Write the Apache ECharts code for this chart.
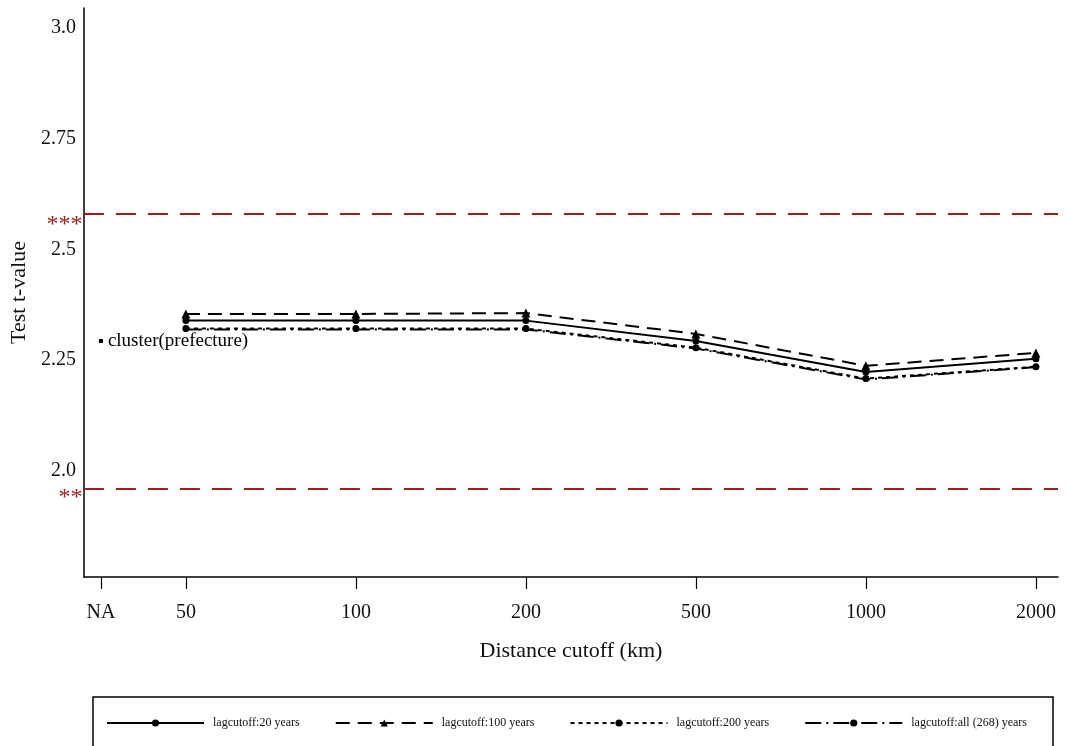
<!DOCTYPE html>
<html>
<head>
<meta charset="utf-8">
<script src="https://cdn.jsdelivr.net/npm/echarts@6/dist/echarts.min.js"></script>
<style>
html,body{margin:0;padding:0;background:#fff;}
#c{width:1067px;height:746px;}
</style>
</head>
<body>
<div id="c"></div>
<script>
// ---- data ----
const xLabels = ['NA', '50', '100', '200', '500', '1000', '2000'];
const xPositions = [-0.5, 0, 1, 2, 3, 4, 5];
const cutoffs = ['50', '100', '200', '500', '1000', '2000'];
const yTickValues = [2.0, 2.25, 2.5, 2.75, 3.0];
const yTickLabels = ['2.0', '2.25', '2.5', '2.75', '3.0'];
const seriesNames = ['lagcutoff:20 years', 'lagcutoff:100 years', 'lagcutoff:200 years', 'lagcutoff:all (268) years'];
const lag20 = [2.339, 2.339, 2.339, 2.293, 2.223, 2.253];
const lag100 = [2.354, 2.354, 2.356, 2.309, 2.237, 2.266];
const lag200 = [2.321, 2.321, 2.321, 2.278, 2.208, 2.235];
const lagAll = [2.319, 2.319, 2.319, 2.276, 2.206, 2.234];
const clusterLabel = 'cluster(prefecture)';
const clusterValue = 2.293;
const critValues = [1.96, 2.576];
const critLabels = ['**', '***'];

const FONT = '"Liberation Serif", "DejaVu Serif", serif';
const X_MIN = -0.6, X_MAX = 5.13;

function pts(arr) {
  return arr.map((v, i) => [xPositions[xLabels.indexOf(cutoffs[i])], v]);
}

const chart = echarts.init(document.getElementById('c'));
const red = '#9e1c1c';

const lineCommon = {
  type: 'line',
  symbolSize: 7,
  itemStyle: { color: '#000' },
  z: 3
};

chart.setOption({
  animation: false,
  backgroundColor: '#fff',
  grid: { left: 82, right: 9, top: 8, bottom: 169 },
  xAxis: {
    type: 'value',
    min: X_MIN,
    max: X_MAX,
    name: 'Distance cutoff (km)',
    nameLocation: 'middle',
    nameGap: 63,
    nameTextStyle: { fontFamily: FONT, fontSize: 22, color: '#111' },
    splitLine: { show: false },
    axisLine: { onZero: false, lineStyle: { color: '#000', width: 1.5 } },
    axisTick: { show: true, length: 12, lineStyle: { color: '#000', width: 1.2 }, customValues: xPositions },
    axisLabel: {
      customValues: xPositions,
      margin: 26,
      fontFamily: FONT, fontSize: 20, color: '#111',
      formatter: v => {
        const i = xPositions.findIndex(p => Math.abs(p - v) < 1e-6);
        return i >= 0 ? xLabels[i] : '';
      }
    }
  },
  yAxis: {
    type: 'value',
    min: 1.76,
    max: 3.045,
    name: 'Test t-value',
    nameLocation: 'middle',
    nameGap: 51,
    nameTextStyle: { fontFamily: FONT, fontSize: 22, color: '#111' },
    splitLine: { show: false },
    axisLine: { show: true, onZero: false, lineStyle: { color: '#000', width: 1.5 } },
    axisTick: { show: false },
    axisLabel: {
      customValues: yTickValues,
      margin: 8,
      fontFamily: FONT, fontSize: 20, color: '#111',
      formatter: v => {
        const i = yTickValues.findIndex(p => Math.abs(p - v) < 1e-6);
        return i >= 0 ? yTickLabels[i] : '';
      }
    }
  },
  legend: {
    left: 101,
    top: 712,
    itemWidth: 97,
    itemHeight: 9,
    itemGap: 35,
    textStyle: { fontFamily: FONT, fontSize: 12, color: '#111', padding: [0, 0, 0, 4] },
    data: seriesNames
  },
  graphic: [{
    type: 'rect',
    shape: { x: 93, y: 697, width: 960, height: 60 },
    style: { fill: 'none', stroke: '#000', lineWidth: 1.5 },
    silent: true
  }],
  series: [
    Object.assign({}, lineCommon, {
      name: seriesNames[0],
      data: pts(lag20),
      symbol: 'circle',
      lineStyle: { color: '#000', width: 2, type: 'solid' }
    }),
    Object.assign({}, lineCommon, {
      name: seriesNames[1],
      data: pts(lag100),
      symbol: 'triangle',
      symbolSize: 9,
      lineStyle: { color: '#000', width: 2, type: [14, 8] }
    }),
    Object.assign({}, lineCommon, {
      name: seriesNames[2],
      data: pts(lag200),
      symbol: 'circle',
      lineStyle: { color: '#000', width: 2, type: [4, 4] }
    }),
    Object.assign({}, lineCommon, {
      name: seriesNames[3],
      data: pts(lagAll),
      symbol: 'circle',
      symbolSize: 5,
      lineStyle: { color: '#000', width: 2, type: [16, 5, 2, 5] },
      markLine: {
        silent: true,
        symbol: 'none',
        lineStyle: { color: red, width: 2, type: [20, 12] },
        label: { show: false },
        data: critValues.map(v => ({ yAxis: v }))
      }
    }),
    {
      type: 'scatter',
      name: 'stars',
      data: critValues.map(v => [X_MIN, v]),
      symbol: 'circle',
      symbolSize: 1,
      clip: false,
      itemStyle: { color: 'rgba(0,0,0,0)', opacity: 1 },
      silent: true,
      label: {
        show: true,
        position: 'left',
        distance: 1,
        offset: [0, 9],
        color: red,
        fontFamily: FONT,
        fontSize: 24,
        formatter: p => critLabels[p.dataIndex]
      }
    },
    {
      type: 'scatter',
      name: 'cluster',
      data: [[xPositions[0], clusterValue]],
      symbol: 'rect',
      symbolSize: 4,
      itemStyle: { color: '#000', opacity: 1 },
      label: {
        show: true,
        position: 'right',
        distance: 5,
        fontFamily: FONT,
        fontSize: 19,
        color: '#000',
        formatter: clusterLabel
      }
    }
  ]
});
</script>
</body>
</html>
---------------
[EXERCISE PROMPT] Write the full listing out again with every line unchanged, but include no pictures.

[OUTPUT]
Write the Apache ECharts code for this chart.
<!DOCTYPE html>
<html>
<head>
<meta charset="utf-8">
<script src="https://cdn.jsdelivr.net/npm/echarts@6/dist/echarts.min.js"></script>
<style>
html,body{margin:0;padding:0;background:#fff;}
#c{width:1067px;height:746px;}
</style>
</head>
<body>
<div id="c"></div>
<script>
// ---- data ----
const xLabels = ['NA', '50', '100', '200', '500', '1000', '2000'];
const xPositions = [-0.5, 0, 1, 2, 3, 4, 5];
const cutoffs = ['50', '100', '200', '500', '1000', '2000'];
const yTickValues = [2.0, 2.25, 2.5, 2.75, 3.0];
const yTickLabels = ['2.0', '2.25', '2.5', '2.75', '3.0'];
const seriesNames = ['lagcutoff:20 years', 'lagcutoff:100 years', 'lagcutoff:200 years', 'lagcutoff:all (268) years'];
const lag20 = [2.339, 2.339, 2.339, 2.293, 2.223, 2.253];
const lag100 = [2.354, 2.354, 2.356, 2.309, 2.237, 2.266];
const lag200 = [2.321, 2.321, 2.321, 2.278, 2.208, 2.235];
const lagAll = [2.319, 2.319, 2.319, 2.276, 2.206, 2.234];
const clusterLabel = 'cluster(prefecture)';
const clusterValue = 2.293;
const critValues = [1.96, 2.576];
const critLabels = ['**', '***'];

const FONT = '"Liberation Serif", "DejaVu Serif", serif';
const X_MIN = -0.6, X_MAX = 5.13;

function pts(arr) {
  return arr.map((v, i) => [xPositions[xLabels.indexOf(cutoffs[i])], v]);
}

const chart = echarts.init(document.getElementById('c'));
const red = '#9e1c1c';

const lineCommon = {
  type: 'line',
  symbolSize: 7,
  itemStyle: { color: '#000' },
  z: 3
};

chart.setOption({
  animation: false,
  backgroundColor: '#fff',
  grid: { left: 82, right: 9, top: 8, bottom: 169 },
  xAxis: {
    type: 'value',
    min: X_MIN,
    max: X_MAX,
    name: 'Distance cutoff (km)',
    nameLocation: 'middle',
    nameGap: 63,
    nameTextStyle: { fontFamily: FONT, fontSize: 22, color: '#111' },
    splitLine: { show: false },
    axisLine: { onZero: false, lineStyle: { color: '#000', width: 1.5 } },
    axisTick: { show: true, length: 12, lineStyle: { color: '#000', width: 1.2 }, customValues: xPositions },
    axisLabel: {
      customValues: xPositions,
      margin: 26,
      fontFamily: FONT, fontSize: 20, color: '#111',
      formatter: v => {
        const i = xPositions.findIndex(p => Math.abs(p - v) < 1e-6);
        return i >= 0 ? xLabels[i] : '';
      }
    }
  },
  yAxis: {
    type: 'value',
    min: 1.76,
    max: 3.045,
    name: 'Test t-value',
    nameLocation: 'middle',
    nameGap: 51,
    nameTextStyle: { fontFamily: FONT, fontSize: 22, color: '#111' },
    splitLine: { show: false },
    axisLine: { show: true, onZero: false, lineStyle: { color: '#000', width: 1.5 } },
    axisTick: { show: false },
    axisLabel: {
      customValues: yTickValues,
      margin: 8,
      fontFamily: FONT, fontSize: 20, color: '#111',
      formatter: v => {
        const i = yTickValues.findIndex(p => Math.abs(p - v) < 1e-6);
        return i >= 0 ? yTickLabels[i] : '';
      }
    }
  },
  legend: {
    left: 101,
    top: 712,
    itemWidth: 97,
    itemHeight: 9,
    itemGap: 35,
    textStyle: { fontFamily: FONT, fontSize: 12, color: '#111', padding: [0, 0, 0, 4] },
    data: seriesNames
  },
  graphic: [{
    type: 'rect',
    shape: { x: 93, y: 697, width: 960, height: 60 },
    style: { fill: 'none', stroke: '#000', lineWidth: 1.5 },
    silent: true
  }],
  series: [
    Object.assign({}, lineCommon, {
      name: seriesNames[0],
      data: pts(lag20),
      symbol: 'circle',
      lineStyle: { color: '#000', width: 2, type: 'solid' }
    }),
    Object.assign({}, lineCommon, {
      name: seriesNames[1],
      data: pts(lag100),
      symbol: 'triangle',
      symbolSize: 9,
      lineStyle: { color: '#000', width: 2, type: [14, 8] }
    }),
    Object.assign({}, lineCommon, {
      name: seriesNames[2],
      data: pts(lag200),
      symbol: 'circle',
      lineStyle: { color: '#000', width: 2, type: [4, 4] }
    }),
    Object.assign({}, lineCommon, {
      name: seriesNames[3],
      data: pts(lagAll),
      symbol: 'circle',
      symbolSize: 5,
      lineStyle: { color: '#000', width: 2, type: [16, 5, 2, 5] },
      markLine: {
        silent: true,
        symbol: 'none',
        lineStyle: { color: red, width: 2, type: [20, 12] },
        label: { show: false },
        data: critValues.map(v => ({ yAxis: v }))
      }
    }),
    {
      type: 'scatter',
      name: 'stars',
      data: critValues.map(v => [X_MIN, v]),
      symbol: 'circle',
      symbolSize: 1,
      clip: false,
      itemStyle: { color: 'rgba(0,0,0,0)', opacity: 1 },
      silent: true,
      label: {
        show: true,
        position: 'left',
        distance: 1,
        offset: [0, 9],
        color: red,
        fontFamily: FONT,
        fontSize: 24,
        formatter: p => critLabels[p.dataIndex]
      }
    },
    {
      type: 'scatter',
      name: 'cluster',
      data: [[xPositions[0], clusterValue]],
      symbol: 'rect',
      symbolSize: 4,
      itemStyle: { color: '#000', opacity: 1 },
      label: {
        show: true,
        position: 'right',
        distance: 5,
        fontFamily: FONT,
        fontSize: 19,
        color: '#000',
        formatter: clusterLabel
      }
    }
  ]
});
</script>
</body>
</html>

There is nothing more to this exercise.